[START Dataset section]

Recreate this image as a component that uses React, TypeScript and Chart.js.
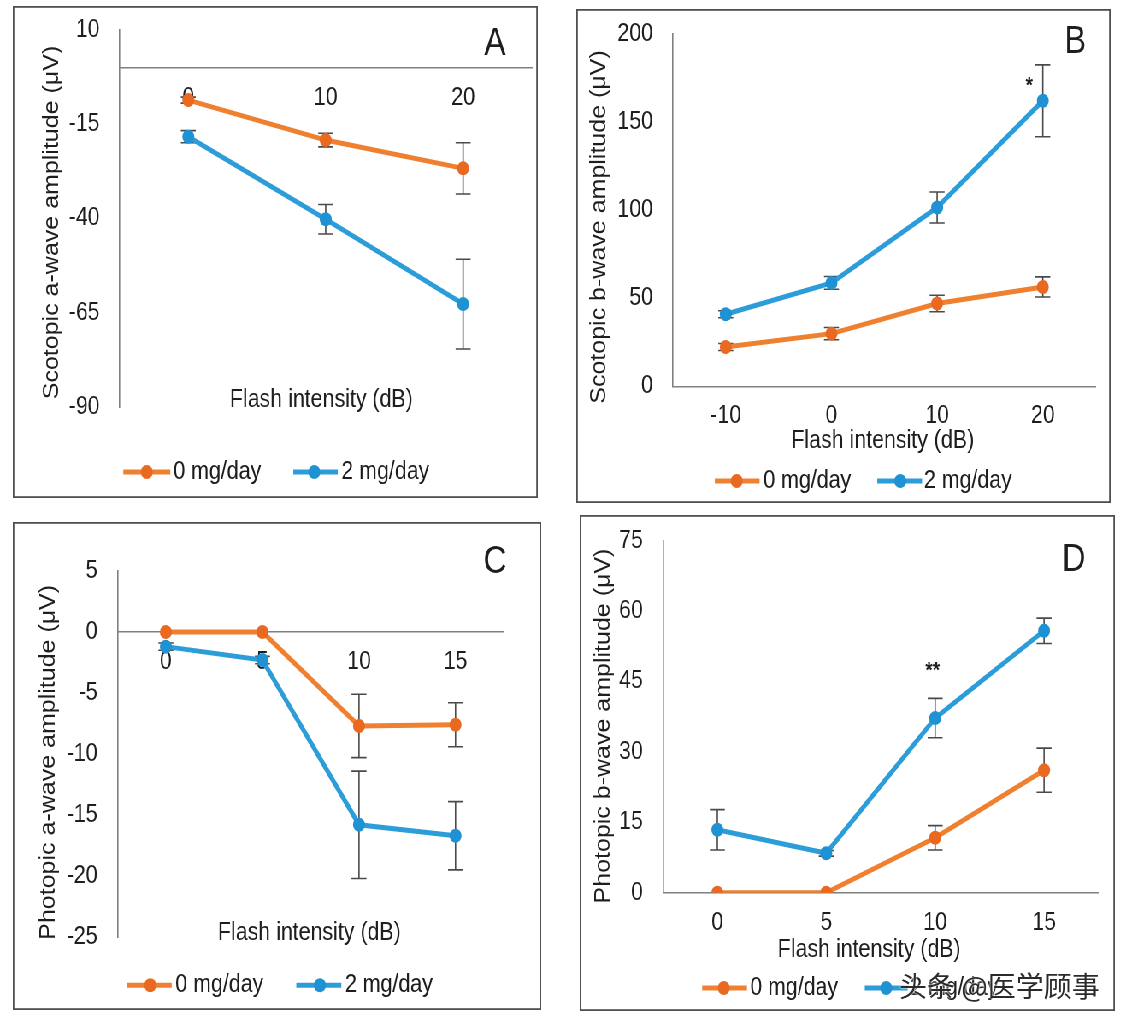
import React, { useEffect, useRef } from 'react';
import { Chart, registerables } from 'chart.js';

Chart.register(...registerables);

// ---------------- data ----------------
const seriesNames = ['0 mg/day', '2 mg/day'];

const aCategories = ['0', '10', '20'];
const aOrange = [-8.6, -19.2, -26.7];
const aOrangeErr = [0.8, 1.8, 6.8];
const aBlue = [-18.3, -40.2, -62.7];
const aBlueErr = [1.6, 3.9, 11.9];
const aTicks = [-90, -65, -40, -15, 10];

const bCategories = ['-10', '0', '10', '20'];
const bOrange = [22.3, 29.9, 47.0, 56.4];
const bOrangeErr = [2.0, 3.5, 4.7, 5.7];
const bBlue = [40.9, 58.7, 101.5, 162.1];
const bBlueErr = [2.0, 3.6, 8.8, 20.4];
const bTicks = [0, 50, 100, 150, 200];

const cCategories = ['0', '5', '10', '15'];
const cOrange = [0, 0, -7.7, -7.6];
const cOrangeErr = [0, 0, 2.6, 1.8];
const cBlue = [-1.2, -2.3, -15.8, -16.7];
const cBlueErr = [0.3, 0.3, 4.4, 2.8];
const cTicks = [-25, -20, -15, -10, -5, 0, 5];

const dCategories = ['0', '5', '10', '15'];
const dOrange = [0, 0, 11.7, 26.1];
const dOrangeErr = [0, 0, 2.6, 4.7];
const dBlue = [13.4, 8.4, 37.2, 55.8];
const dBlueErr = [4.3, 0.6, 4.2, 2.7];
const dTicks = [0, 15, 30, 45, 60, 75];

// ---------------- style ----------------
const S = 0.855; // horizontal squeeze of the original figure
const FONT = "'Liberation Sans', Arial, Helvetica, sans-serif";
const TXT = '#1e1e1e';
const AXIS = '#808080';
const ERR = '#4a4a4a';
const ORANGE = '#EE8030';
const ORANGE_PT = '#E8691F';
const BLUE = '#2C9DD8';
const BLUE_PT = '#1E92D2';

type Box = { l: number; t: number; r: number; b: number };
type PanelCfg = {
  letter: string;
  box: Box;
  plot: Box;
  zeroAxis: boolean;
  yTitle: string;
  yTitlePos: [number, number];
  xTitlePos: [number, number];
  letterPos: [number, number];
  categories: string[];
  orange: number[];
  orangeErr: number[];
  blue: number[];
  blueErr: number[];
  ticks: number[];
  legendY: number;
  legendItems: { x1: number; x2: number; xm: number; xt: number }[];
  star?: { text: string; x: number; y: number };
};

const panels: PanelCfg[] = [
  {
    letter: 'A',
    box: { l: 12.5, t: 6, r: 537.5, b: 498 },
    plot: { l: 119.3, t: 30, r: 537.5, b: 407 },
    zeroAxis: true,
    yTitle: 'Scotopic a-wave amplitude (\u03bcV)',
    yTitlePos: [52, 222.5],
    xTitlePos: [321, 400],
    letterPos: [494.6, 43.3],
    categories: aCategories,
    orange: aOrange,
    orangeErr: aOrangeErr,
    blue: aBlue,
    blueErr: aBlueErr,
    ticks: aTicks,
    legendY: 472,
    legendItems: [
      { x1: 123, x2: 170, xm: 146.5, xt: 173 },
      { x1: 293, x2: 337.5, xm: 314, xt: 341 },
    ],
  },
  {
    letter: 'B',
    box: { l: 576, t: 9, r: 1110, b: 502.7 },
    plot: { l: 672.7, t: 34, r: 1095, b: 386 },
    zeroAxis: false,
    yTitle: 'Scotopic b-wave amplitude (\u03bcV)',
    yTitlePos: [599.3, 227],
    xTitlePos: [882.5, 440.7],
    letterPos: [1075, 41.7],
    categories: bCategories,
    orange: bOrange,
    orangeErr: bOrangeErr,
    blue: bBlue,
    blueErr: bBlueErr,
    ticks: bTicks,
    legendY: 481,
    legendItems: [
      { x1: 714.6, x2: 759.3, xm: 736.5, xt: 763 },
      { x1: 877, x2: 921.8, xm: 900, xt: 923.6 },
    ],
    star: { text: '*', x: 1029, y: 86 },
  },
  {
    letter: 'C',
    box: { l: 12.5, t: 521.7, r: 541, b: 1010 },
    plot: { l: 117.3, t: 570.7, r: 503.6, b: 937 },
    zeroAxis: true,
    yTitle: 'Photopic a-wave amplitude (\u03bcV)',
    yTitlePos: [48.3, 762],
    xTitlePos: [309, 933],
    letterPos: [494.6, 561.7],
    categories: cCategories,
    orange: cOrange,
    orangeErr: cOrangeErr,
    blue: cBlue,
    blueErr: cBlueErr,
    ticks: cTicks,
    legendY: 985,
    legendItems: [
      { x1: 126.8, x2: 171.4, xm: 150, xt: 175 },
      { x1: 296, x2: 341, xm: 319.6, xt: 344.6 },
    ],
  },
  {
    letter: 'D',
    box: { l: 579.5, t: 515, r: 1115, b: 1011 },
    plot: { l: 662.7, t: 540.7, r: 1098.6, b: 892.7 },
    zeroAxis: false,
    yTitle: 'Photopic b-wave amplitude (\u03bcV)',
    yTitlePos: [603.3, 726],
    xTitlePos: [869, 950],
    letterPos: [1073.6, 560],
    categories: dCategories,
    orange: dOrange,
    orangeErr: dOrangeErr,
    blue: dBlue,
    blueErr: dBlueErr,
    ticks: dTicks,
    legendY: 988,
    legendItems: [
      { x1: 702, x2: 746.8, xm: 723.6, xt: 750 },
      { x1: 864.6, x2: 907.5, xm: 886, xt: 910 },
    ],
    star: { text: '**', x: 932.5, y: 671 },
  },
];

function zeroPadding(s: any) {
  s.paddingTop = 0;
  s.paddingBottom = 0;
  s.paddingLeft = 0;
  s.paddingRight = 0;
}

function PanelChart({ cfg }: { cfg: PanelCfg }) {
  const ref = useRef<HTMLCanvasElement | null>(null);
  const { box, plot } = cfg;
  const w = Math.round((box.r - box.l) / S);
  const h = Math.round(box.b - box.t);
  const vx = (x: number) => (x - box.l) / S;
  const vy = (y: number) => y - box.t;

  useEffect(() => {
    const canvas = ref.current;
    if (!canvas) return;
    const lineColors = [ORANGE, BLUE];
    const ptColors = [ORANGE_PT, BLUE_PT];
    const errs = [cfg.orangeErr, cfg.blueErr];

    const errorBars = {
      id: 'errorBars',
      beforeDatasetsDraw(chart: any) {
        const ctx = chart.ctx;
        const ys = chart.scales.y;
        ctx.save();
        ctx.strokeStyle = ERR;
        ctx.lineWidth = 1.6;
        chart.data.datasets.forEach((ds: any, di: number) => {
          const meta = chart.getDatasetMeta(di);
          meta.data.forEach((pt: any, i: number) => {
            const e = errs[di][i];
            if (!e) return;
            const v = ds.data[i];
            const yTop = ys.getPixelForValue(v + e);
            const yBot = ys.getPixelForValue(v - e);
            const cap = 7.5 / S;
            ctx.beginPath();
            ctx.moveTo(pt.x, yTop);
            ctx.lineTo(pt.x, yBot);
            ctx.moveTo(pt.x - cap, yTop);
            ctx.lineTo(pt.x + cap, yTop);
            ctx.moveTo(pt.x - cap, yBot);
            ctx.lineTo(pt.x + cap, yBot);
            ctx.stroke();
          });
        });
        ctx.restore();
      },
    };

    const decorations = {
      id: 'decorations',
      afterDraw(chart: any) {
        const ctx = chart.ctx;
        ctx.save();
        // frame
        ctx.strokeStyle = '#505050';
        ctx.lineWidth = 1.8;
        ctx.strokeRect(0.9, 0.9, chart.width - 1.8, chart.height - 1.8);
        // x title
        ctx.fillStyle = TXT;
        ctx.font = `25px ${FONT}`;
        ctx.textAlign = 'center';
        ctx.textBaseline = 'middle';
        ctx.fillText('Flash intensity (dB)', vx(cfg.xTitlePos[0]), vy(cfg.xTitlePos[1]));
        // y title
        ctx.save();
        ctx.translate(vx(cfg.yTitlePos[0]), vy(cfg.yTitlePos[1]));
        ctx.rotate(-Math.PI / 2);
        ctx.fillText(cfg.yTitle, 0, 0);
        ctx.restore();
        // panel letter
        ctx.font = `38px ${FONT}`;
        ctx.fillText(cfg.letter, vx(cfg.letterPos[0]), vy(cfg.letterPos[1]) + 1);
        // significance stars
        if (cfg.star) {
          ctx.font = `bold 22px ${FONT}`;
          ctx.fillText(cfg.star.text, vx(cfg.star.x), vy(cfg.star.y));
        }
        // legend
        cfg.legendItems.forEach((it, i) => {
          const y = vy(cfg.legendY);
          ctx.strokeStyle = lineColors[i];
          ctx.lineWidth = 5;
          ctx.beginPath();
          ctx.moveTo(vx(it.x1), y);
          ctx.lineTo(vx(it.x2), y);
          ctx.stroke();
          ctx.fillStyle = ptColors[i];
          ctx.beginPath();
          ctx.arc(vx(it.xm), y, 7, 0, Math.PI * 2);
          ctx.fill();
          ctx.fillStyle = TXT;
          ctx.font = `25px ${FONT}`;
          ctx.textAlign = 'left';
          ctx.fillText(seriesNames[i], vx(it.xt), y);
          ctx.textAlign = 'center';
        });
        ctx.restore();
      },
    };

    const yMin = Math.min(...cfg.ticks);
    const yMax = Math.max(...cfg.ticks);

    const chart = new Chart(canvas, {
      type: 'line',
      data: {
        labels: cfg.categories,
        datasets: [cfg.orange, cfg.blue].map((d, i) => ({
          label: seriesNames[i],
          data: d,
          borderColor: lineColors[i],
          backgroundColor: ptColors[i],
          borderWidth: 5,
          pointRadius: 7,
          pointBorderWidth: 0,
          pointBackgroundColor: ptColors[i],
          tension: 0,
          fill: false,
        })),
      },
      options: {
        responsive: false,
        animation: false,
        devicePixelRatio: 1,
        events: [],
        layout: {
          padding: {
            left: 0,
            right: (box.r - plot.r) / S,
            top: plot.t - box.t,
            bottom: cfg.zeroAxis ? box.b - plot.b : 0,
          },
        },
        plugins: { legend: { display: false }, tooltip: { enabled: false } },
        scales: {
          x: {
            type: 'category',
            offset: true,
            position: cfg.zeroAxis ? { y: 0 } : 'bottom',
            grid: { display: false, drawTicks: false },
            border: { display: true, color: AXIS, width: 1.6 },
            ticks: {
              color: TXT,
              font: { size: 25, family: FONT },
              padding: 15,
              maxRotation: 0,
              autoSkip: false,
            },
            afterFit: (s: any) => {
              zeroPadding(s);
              if (!cfg.zeroAxis) s.height = box.b - plot.b;
            },
          },
          y: {
            type: 'linear',
            min: yMin,
            max: yMax,
            grid: { display: false, drawTicks: false },
            border: { display: true, color: AXIS, width: 1.6 },
            ticks: {
              color: TXT,
              font: { size: 25, family: FONT },
              padding: 20 / S,
            },
            afterBuildTicks: (s: any) => {
              s.ticks = cfg.ticks.map((v) => ({ value: v }));
            },
            afterFit: (s: any) => {
              zeroPadding(s);
              s.width = (plot.l - box.l) / S;
            },
          },
        },
      } as any,
      plugins: [errorBars, decorations],
    });
    return () => chart.destroy();
  }, []);

  return (
    <canvas
      ref={ref}
      width={w}
      height={h}
      style={{
        position: 'absolute',
        left: box.l / S,
        top: box.t,
        width: w,
        height: h,
        display: 'block',
      }}
    />
  );
}

export default function App() {
  return (
    <div
      style={{
        position: 'fixed',
        left: 0,
        top: 0,
        width: 1130,
        height: 1022,
        overflow: 'hidden',
        background: '#ffffff',
      }}
    >
      <div
        style={{
          position: 'absolute',
          left: 0,
          top: 0,
          width: 1130 / S,
          height: 1022,
          transform: `scaleX(${S})`,
          transformOrigin: '0 0',
        }}
      >
        {panels.map((p) => (
          <PanelChart key={p.letter} cfg={p} />
        ))}
      </div>
      <div
        style={{
          position: 'absolute',
          left: 899,
          top: 966,
          fontSize: 28,
          lineHeight: '38px',
          fontFamily: "'Noto Sans CJK SC', sans-serif",
          color: '#2a2a2a',
          whiteSpace: 'nowrap',
          textShadow: '0 0 2px #fff, 0 0 2px #fff',
        }}
      >
        头条 @医学顾事
      </div>
    </div>
  );
}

[END Dataset section]

• What the task requires:
Extract, word for word, each line from the top of the data down to and including the line with "const aTicks = [-90, -65, -40, -15, 10];"; skip the pictures.

• Task solution:
Recreate this image as a component that uses React, TypeScript and Chart.js.
import React, { useEffect, useRef } from 'react';
import { Chart, registerables } from 'chart.js';

Chart.register(...registerables);

// ---------------- data ----------------
const seriesNames = ['0 mg/day', '2 mg/day'];

const aCategories = ['0', '10', '20'];
const aOrange = [-8.6, -19.2, -26.7];
const aOrangeErr = [0.8, 1.8, 6.8];
const aBlue = [-18.3, -40.2, -62.7];
const aBlueErr = [1.6, 3.9, 11.9];
const aTicks = [-90, -65, -40, -15, 10];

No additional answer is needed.